EXERCISE AIM: Copy out the lines that have "chart" in them.

MATERIAL PROVIDED:
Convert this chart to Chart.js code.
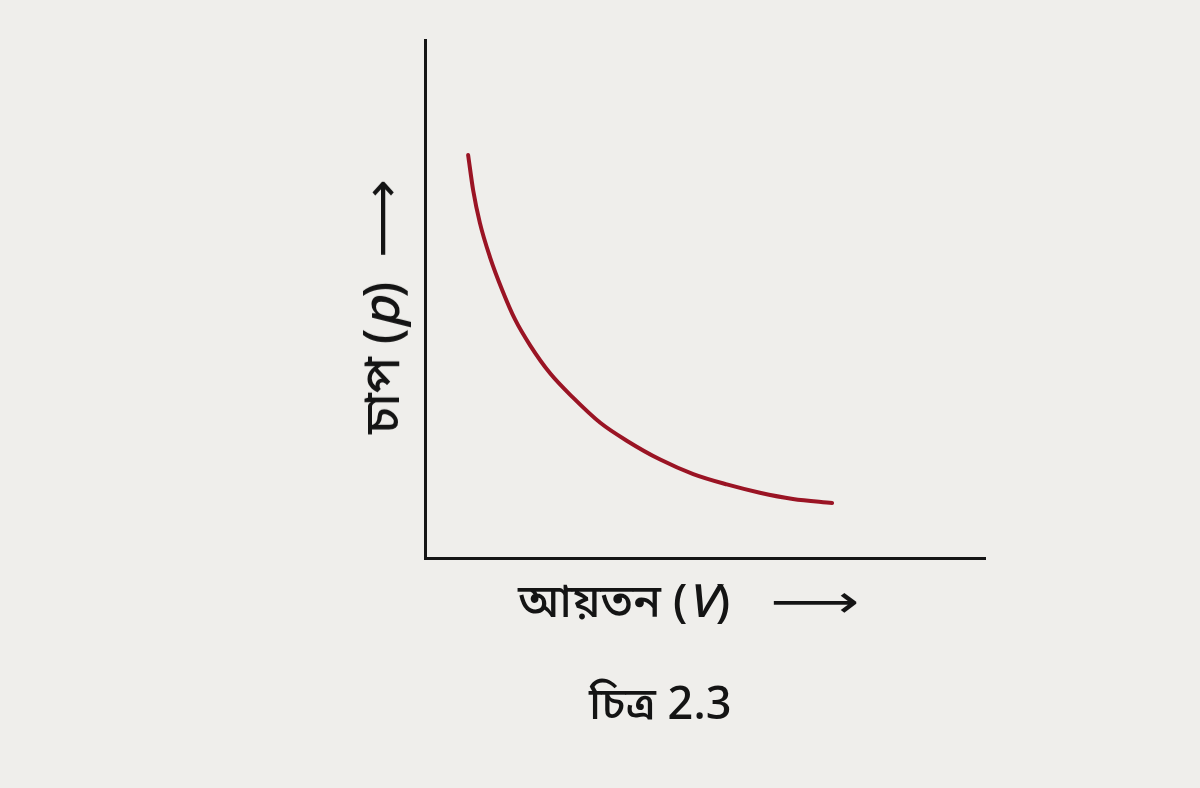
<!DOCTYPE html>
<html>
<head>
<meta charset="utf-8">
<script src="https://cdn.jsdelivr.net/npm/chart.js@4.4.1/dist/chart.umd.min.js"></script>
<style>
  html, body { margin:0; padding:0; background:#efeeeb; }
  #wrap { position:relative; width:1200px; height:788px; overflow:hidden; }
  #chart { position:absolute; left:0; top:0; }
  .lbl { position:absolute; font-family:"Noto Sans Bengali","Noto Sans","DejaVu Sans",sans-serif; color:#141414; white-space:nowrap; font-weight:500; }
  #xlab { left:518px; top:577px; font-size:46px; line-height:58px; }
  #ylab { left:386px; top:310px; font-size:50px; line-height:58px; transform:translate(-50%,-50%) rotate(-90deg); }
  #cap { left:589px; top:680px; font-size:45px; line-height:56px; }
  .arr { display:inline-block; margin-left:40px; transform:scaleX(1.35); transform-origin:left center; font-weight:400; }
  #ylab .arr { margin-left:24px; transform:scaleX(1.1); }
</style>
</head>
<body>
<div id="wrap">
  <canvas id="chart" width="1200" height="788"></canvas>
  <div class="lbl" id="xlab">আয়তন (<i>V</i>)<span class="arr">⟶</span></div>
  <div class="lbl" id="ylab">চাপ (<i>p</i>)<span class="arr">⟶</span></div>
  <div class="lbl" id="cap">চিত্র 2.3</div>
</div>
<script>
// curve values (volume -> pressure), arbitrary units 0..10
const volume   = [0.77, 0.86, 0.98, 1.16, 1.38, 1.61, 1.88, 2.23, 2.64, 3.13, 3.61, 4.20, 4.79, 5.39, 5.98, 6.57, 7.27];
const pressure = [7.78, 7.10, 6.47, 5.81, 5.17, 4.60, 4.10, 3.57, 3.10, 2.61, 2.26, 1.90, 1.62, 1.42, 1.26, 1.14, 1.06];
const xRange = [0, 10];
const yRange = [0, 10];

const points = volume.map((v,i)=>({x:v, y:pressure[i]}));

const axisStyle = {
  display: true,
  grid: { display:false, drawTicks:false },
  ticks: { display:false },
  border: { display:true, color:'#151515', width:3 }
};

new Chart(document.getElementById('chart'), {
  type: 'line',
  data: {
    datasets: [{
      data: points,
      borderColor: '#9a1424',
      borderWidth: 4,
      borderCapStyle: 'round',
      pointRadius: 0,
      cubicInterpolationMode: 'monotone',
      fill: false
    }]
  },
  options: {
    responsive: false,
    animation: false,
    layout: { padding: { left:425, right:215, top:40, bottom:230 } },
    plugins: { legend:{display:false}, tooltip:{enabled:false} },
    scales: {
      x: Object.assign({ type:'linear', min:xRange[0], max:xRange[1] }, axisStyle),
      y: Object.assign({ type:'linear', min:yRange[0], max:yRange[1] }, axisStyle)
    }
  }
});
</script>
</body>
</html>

WRITTEN SOLUTION:
Convert this chart to Chart.js code.
<script src="https://cdn.jsdelivr.net/npm/chart.js@4.4.1/dist/chart.umd.min.js"></script>
  #chart { position:absolute; left:0; top:0; }
  <canvas id="chart" width="1200" height="788"></canvas>
new Chart(document.getElementById('chart'), {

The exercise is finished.